我和老公都喜欢吃蒜汁捞面。虽说吃后的蒜味不受人欢迎,怎奈嘴馋!后来我发现吃完后可以吃花生米或者嚼茶渣断味。
再说刚才提到的那碗香椿。
我吃香椿很是受作家林清玄的影响。他老兄知道后可能会很惊讶。现在我才相信,喜欢一个人有时会连口味都改变的。就像文友风铃,她本不爱吃鲜竹笋,后来因喜欢上井冈山脚下的一个人,就去菜市场寻寻觅觅。吃时心里自然想着那个人或者说他的文字,口里也顿觉含英咀华,一腔美好。
林清玄在《家有香椿树》里说,他和他父亲都酷爱吃香椿,做香椿拌面,香椿炒蛋,甚至是油炸一枝春:用蛋和面粉绸糊,裹香椿叶下去油炸,炸得酥黄香脆,可以当饼干吃。即使路过山道,看到小香椿树,也会摘一片叶子来闻嗅,然后放在嘴里细细的咀嚼。他父亲还把香椿做成粽子!
看他的这篇文字时,我很懊悔自已以前为什么不爱吃香椿!记得孩子刚一岁时去南阳,叫了份香椿炒蛋,价格要得贼贵,我却觉得香得发腻,停箸不食。今年老家又带来香椿,再吃,越嚼越香。
按说,我吃香椿是近水楼台。老家有个二十亩地的园子,园子里栽了大片大片的香椿。哥哥带了一大捆给我。洗净了,水还没沥干就撒盐,味精和醋拌,没过三天就闻到一种怪味。
母亲来了,看了我拌的香椿,说菜切大了,大了苦,要剁成碎末才好吃。
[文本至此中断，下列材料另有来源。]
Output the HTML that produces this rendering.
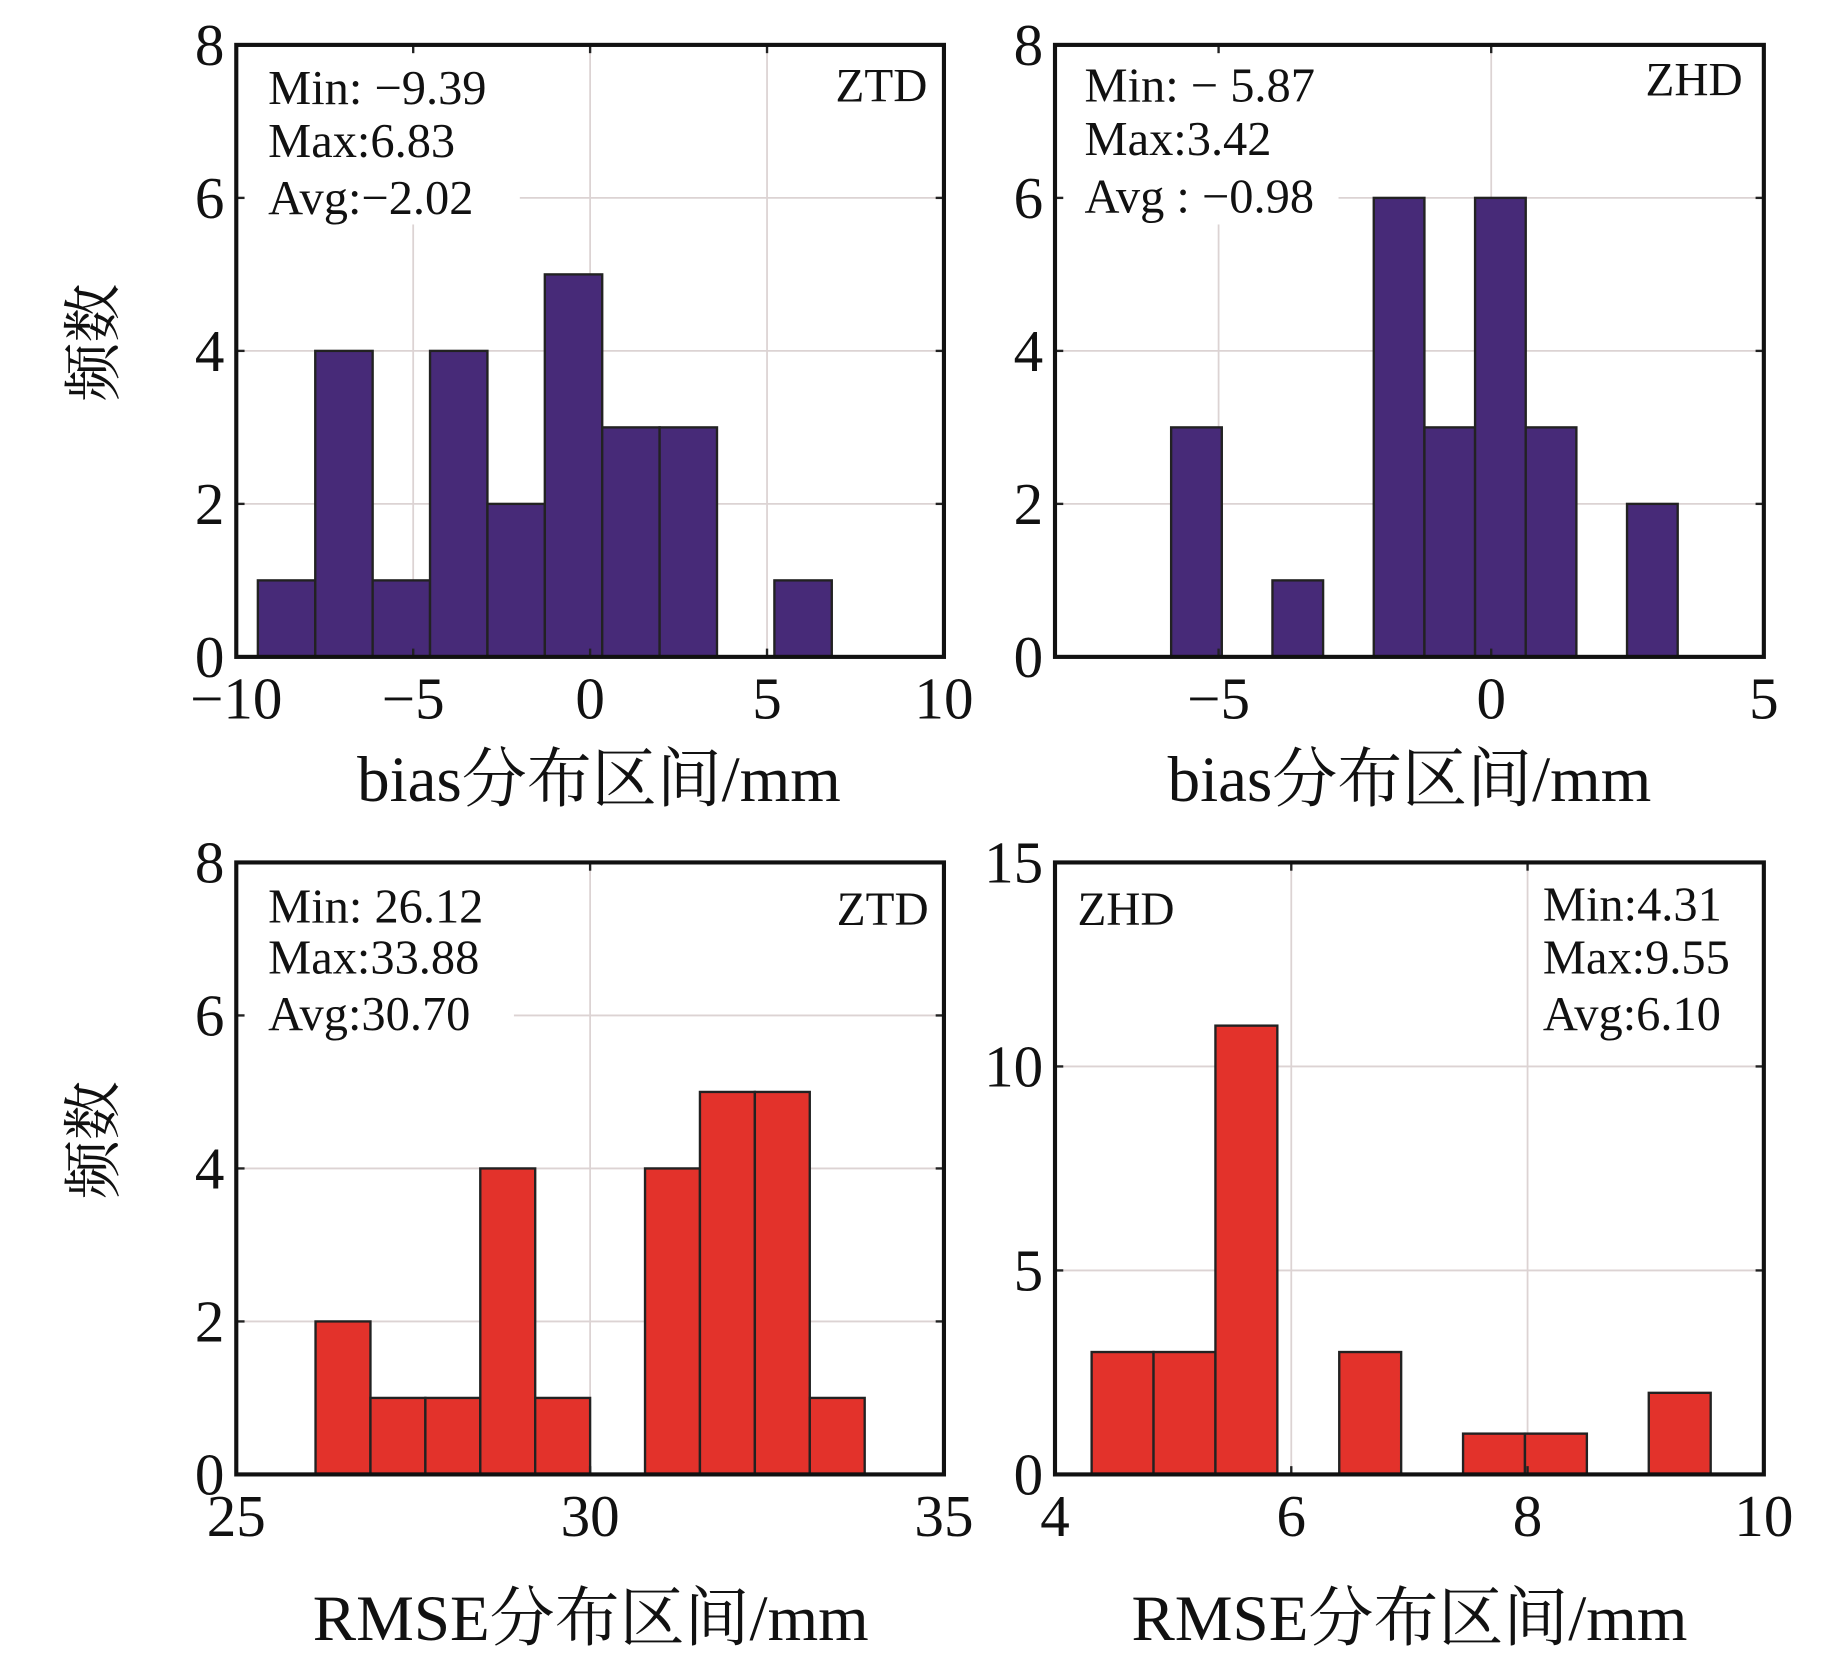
<!DOCTYPE html>
<html><head><meta charset="utf-8">
<style>
html,body{margin:0;padding:0;background:#fff;}
svg{display:block;}
text{font-family:"Liberation Serif","Noto Serif CJK SC",serif;fill:#111;}
</style></head>
<body>
<svg id="fig" width="1843" height="1654" viewBox="0 0 1560 1400" preserveAspectRatio="none" xmlns="http://www.w3.org/2000/svg"></svg>
<script>
// ---- data ----
const ztdBiasEdgesRange = [-9.39, 6.83];
const ztdBiasCounts = [1,4,1,4,2,5,3,3,0,1];
const zhdBiasEdgesRange = [-5.87, 3.42];
const zhdBiasCounts = [3,0,1,0,6,3,6,3,0,2];
const ztdRmseEdgesRange = [26.12, 33.88];
const ztdRmseCounts = [2,1,1,4,1,0,4,5,5,1];
const zhdRmseEdgesRange = [4.31, 9.55];
const zhdRmseCounts = [3,3,11,0,3,0,1,1,0,2];
const xTicksTL = [-10,-5,0,5,10];
const xTicksTR = [-5,0,5];
const xTicksBL = [25,30,35];
const xTicksBR = [4,6,8,10];
const yTicks8 = [0,2,4,6,8];
const yTicks15 = [0,5,10,15];

const NS="http://www.w3.org/2000/svg";
const svg=document.getElementById('fig');
function mk(tag,attrs,parent){const e=document.createElementNS(NS,tag);for(const k in attrs)e.setAttribute(k,attrs[k]);(parent||svg).appendChild(e);return e;}
function fmt(v){return v<0?'\u2212'+Math.abs(v):String(v);}

const panels=[
 {id:'ztd-bias',L:200,R:799,T:38,B:556,xmin:-10,xmax:10,ymax:8,range:ztdBiasEdgesRange,counts:ztdBiasCounts,xt:xTicksTL,yt:yTicks8,color:'#472a78',
  xlabel:'bias分布区间/mm',xlx:507,xly:678,tagTxt:'ZTD',tagX:785,tagY:86,tagAnchor:'end',
  stats:['Min: \u22129.39','Max:6.83','Avg:\u22122.02'],sx:227,sy:[88,133,181],box:[205,45,235,145]},
 {id:'zhd-bias',L:893,R:1493,T:38,B:556,xmin:-8,xmax:5,ymax:8,range:zhdBiasEdgesRange,counts:zhdBiasCounts,xt:xTicksTR,yt:yTicks8,color:'#472a78',
  xlabel:'bias分布区间/mm',xlx:1193,xly:678,tagTxt:'ZHD',tagX:1475,tagY:81,tagAnchor:'end',
  stats:['Min: \u2212 5.87','Max:3.42','Avg : \u22120.98'],sx:918,sy:[86,131,180],box:[898,45,235,145]},
 {id:'ztd-rmse',L:200,R:799,T:730,B:1248,xmin:25,xmax:35,ymax:8,range:ztdRmseEdgesRange,counts:ztdRmseCounts,xt:xTicksBL,yt:yTicks8,color:'#e3322b',
  xlabel:'RMSE分布区间/mm',xlx:500,xly:1388,tagTxt:'ZTD',tagX:786,tagY:783,tagAnchor:'end',
  stats:['Min: 26.12','Max:33.88','Avg:30.70'],sx:227,sy:[781,824,872],box:[205,737,230,145]},
 {id:'zhd-rmse',L:893,R:1493,T:730,B:1248,xmin:4,xmax:10,ymax:15,range:zhdRmseEdgesRange,counts:zhdRmseCounts,xt:xTicksBR,yt:yTicks15,color:'#e3322b',
  xlabel:'RMSE分布区间/mm',xlx:1193,xly:1388,tagTxt:'ZHD',tagX:912,tagY:783,tagAnchor:'start',
  stats:['Min:4.31','Max:9.55','Avg:6.10'],sx:1306,sy:[779,824,872],box:[1300,737,175,145]}
];

panels.forEach(p=>{
  const g=mk('g',{});
  
  
  const xs=v=>p.L+(v-p.xmin)/(p.xmax-p.xmin)*(p.R-p.L);
  const ys=v=>p.B-v/p.ymax*(p.B-p.T);
  p.xt.forEach(t=>{const x=xs(t);if(x>p.L+2&&x<p.R-2){const l=mk('line',{x1:x,x2:x,y1:p.T,y2:p.B,stroke:'#dcd3d3','stroke-width':1.5},g);}});
  p.yt.forEach(t=>{const y=ys(t);if(y>p.T+2&&y<p.B-2){const l=mk('line',{x1:p.L,x2:p.R,y1:y,y2:y,stroke:'#dcd3d3','stroke-width':1.5},g);}});
  const bx=mk('rect',{x:p.box[0],y:p.box[1],width:p.box[2],height:p.box[3],fill:'#fff'},g);
  
  
  const n=p.counts.length,w=(p.range[1]-p.range[0])/n;
  p.counts.forEach((c,i)=>{if(c<=0)return;const x0=xs(p.range[0]+i*w),x1=xs(p.range[0]+(i+1)*w);
    const r=mk('rect',{x:x0,y:ys(c),width:x1-x0,height:ys(0)-ys(c),fill:p.color,stroke:'#222','stroke-width':2},g);
    
    });
  p.xt.forEach(t=>{const x=xs(t);mk('line',{x1:x,x2:x,y1:p.B,y2:p.B-7,stroke:'#222','stroke-width':2},g);mk('line',{x1:x,x2:x,y1:p.T,y2:p.T+7,stroke:'#222','stroke-width':2},g);
    const tx=mk('text',{x:x,y:p.B+52,'font-size':50,'text-anchor':'middle'},g);tx.textContent=fmt(t);
    });
  p.yt.forEach(t=>{const y=ys(t);mk('line',{x1:p.L,x2:p.L+7,y1:y,y2:y,stroke:'#222','stroke-width':2},g);mk('line',{x1:p.R,x2:p.R-7,y1:y,y2:y,stroke:'#222','stroke-width':2},g);
    const tx=mk('text',{x:p.L-10,y:y+17,'font-size':50,'text-anchor':'end'},g);tx.textContent=fmt(t);
    });
  const fr=mk('rect',{x:p.L,y:p.T,width:p.R-p.L,height:p.B-p.T,fill:'none',stroke:'#111','stroke-width':3.5},g);
  
  const tg=mk('text',{x:p.tagX,y:p.tagY,'font-size':40,'text-anchor':p.tagAnchor},g);tg.textContent=p.tagTxt;
  
  p.stats.forEach((s,i)=>{const t=mk('text',{x:p.sx,y:p.sy[i],'font-size':41},g);t.textContent=s;
    });
  const xl=mk('text',{x:p.xlx,y:p.xly,'font-size':55,'text-anchor':'middle'},g);xl.textContent=p.xlabel;
  
});
[290,965].forEach(cy=>{const t=mk('text',{x:0,y:0,'font-size':50,'text-anchor':'middle',transform:'translate(96,'+cy+') rotate(-90)'});t.textContent='频数';
  });
</script>
</body></html>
又说水没干透,且放盐太少,难免会坏掉。然后她把剩下没拌的择净,也不洗,说吃时再洗,那样不会坏。皮是最有嚼头又好吃的,把老茎上的皮一点点抽丝似的剥下来,中间的硬棍子扔了。择完了,一层层地撒盐,每天翻一翻,可以吃到小麦熟时。吃时按母亲说的法子,洗净,剁成末拌了,每天早上,喝牛奶吃面包时粘上几点,很过瘾,以至于老公去旅游时还吵着要带上一点路上吃。
我和老公都自认是嘴馋的人。且眼下正是春末夏初,美味勾人魂。
菜市上正热热闹闹出售的,还有嫩婉豆。这爱物让人想起乡间褐黄的泥土,早上淡而薄的雾气。枝叶上清莹莹的露珠。女儿爱吃这,或白水煮,或剥了皮爆炒。如果有耐心,可以剥一些放到冰柜里冻着,到秋天嫩玉米下来时,与玉米粒一起炒,就是好吃的“两亩地”——这是菜名,在云南旅游时,在一个装修豪华的饭店,叫了这道菜,一看是青豆炒嫩玉米,味道好极了,至此就深烙心间。
新婉豆还没吃下去,卖粽叶的人又轰轰烈烈地上场了。在一捆捆碧绿的叶子间穿梭,闻着那份清香,即便不吃,心中也诗意盎然:一个有着厚重文化积淀的美食节就要到来,揭开那层青绿,嚼着那块雪白,竟慢慢地勾起了最远古的相思。